El famoso Tower Bridge fue construido en estilo neogótico victoriano en 1894. © Pablo Cabezos

Londres ya no es lo que era, ¡qué le vamos a hacer! Ahora es el reino de los vuelos baratos, de los musicales, del preceptivo paseíto por Harrods para comprar una bolsa reutilizable decorada con gatitos, de la fotografía (ahora con el móvil) al punk descarriado en Camden Town y de unos paseos stendhalianos delante de los mármoles de lord Elgin. Pero hubo un tiempo no muy lejano en el que la vieja ciudad del Támesis fue la capital del mundo. Eso sí que era un imperio y no la versión yanqui de una gran potencia.

Entonces se paseaba a caballo por Haid Park —¡cómo te echo de menos Fandango!— lanzando miradas licenciosas a las bellas señoritas. Los londinenses, tenemos que aceptarlo así, gobernaban las dos terceras partes del globo y te leías las páginas del Times en los clubes más distinguidos cerca de Regent Street. Allí se hablaba de batallas en los trópicos, de la construcción de iglesias de ladrillo rojo en las selvas de Nueva Zelanda y de los últimos descubrimientos geográficos al calor de la chimenea y de la garraspera en la laringe de una buena ginebra.

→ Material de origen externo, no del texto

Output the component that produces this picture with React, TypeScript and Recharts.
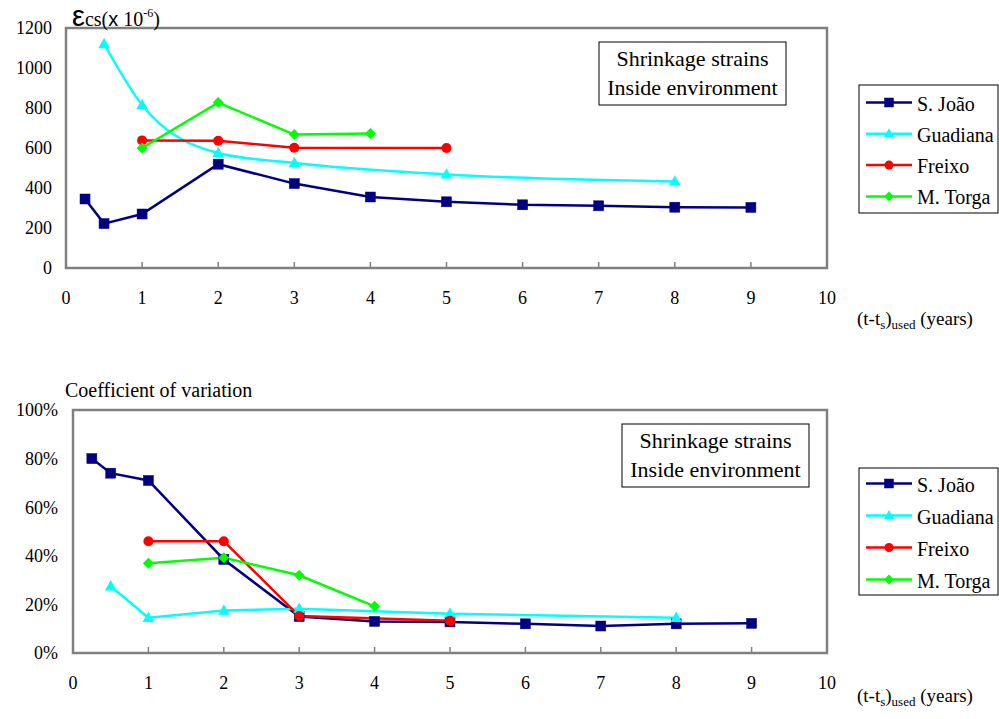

Pero ese Londres de la reina Victoria, de 1837 a 1901, pues coincidió con el extenso reinado de esa señora regordeta, ha permanecido encurtido en la literatura, en la pintura y en la entonces incipiente fotografía decimonónica. Y ese Londres es el que me fascina, en el que bulle en la imaginación de los escritores, guionistas y diseñadores de producción de series y filmes ambientados en aquella época. ¿No ocurre algo así cuando se contempla la saga de Sherlock Holmes de la mano de Guy Ritchie?

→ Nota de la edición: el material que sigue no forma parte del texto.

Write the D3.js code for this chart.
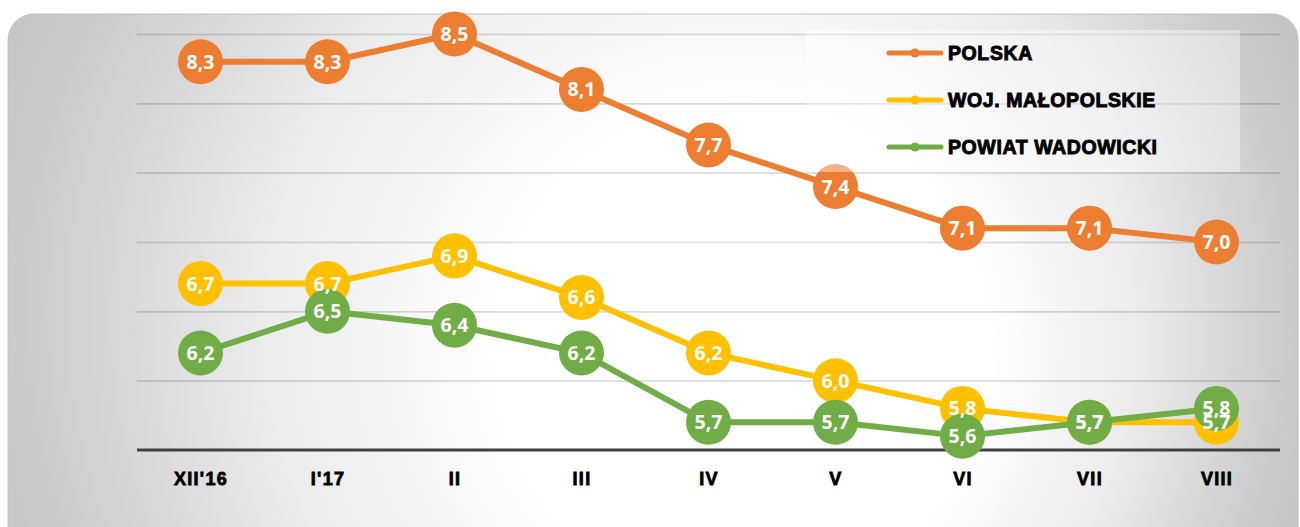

Portada del libro.  © El Corte Inglés

Por eso Mabel Salido, una londinense adoptiva que ha hecho suya la gran urbe, recoge en Un viaje al Londres victoriano una antología de los observadores parciales de la historia: los escritores, los ensayistas, los viajeros, los pintores… Es el Londres que nos muestra la mirada penetrante de Charles Dickens, Henry James o Edward Walford. Por eso el libro se ilustra con las obras de tipos como Gustavé Doré, o los cuadros de James Whistler, William Powell Frith o John Ritchie.

Que conste, Jorge Manrique no tenía razón. A él le parecía que cualquier tiempo pasado era mejor por definición. Lástima, no visitó Londres en el siglo XIX para cantar lo más sórdido y también lo más exquisito. Las ciudades, como ha escrito Aude de Tocqueville, son mundos abiertos en perpetua metamorfosis, donde el diálogo entre el presente y el pasado, por no incluir también el futuro, no se interrumpe nunca.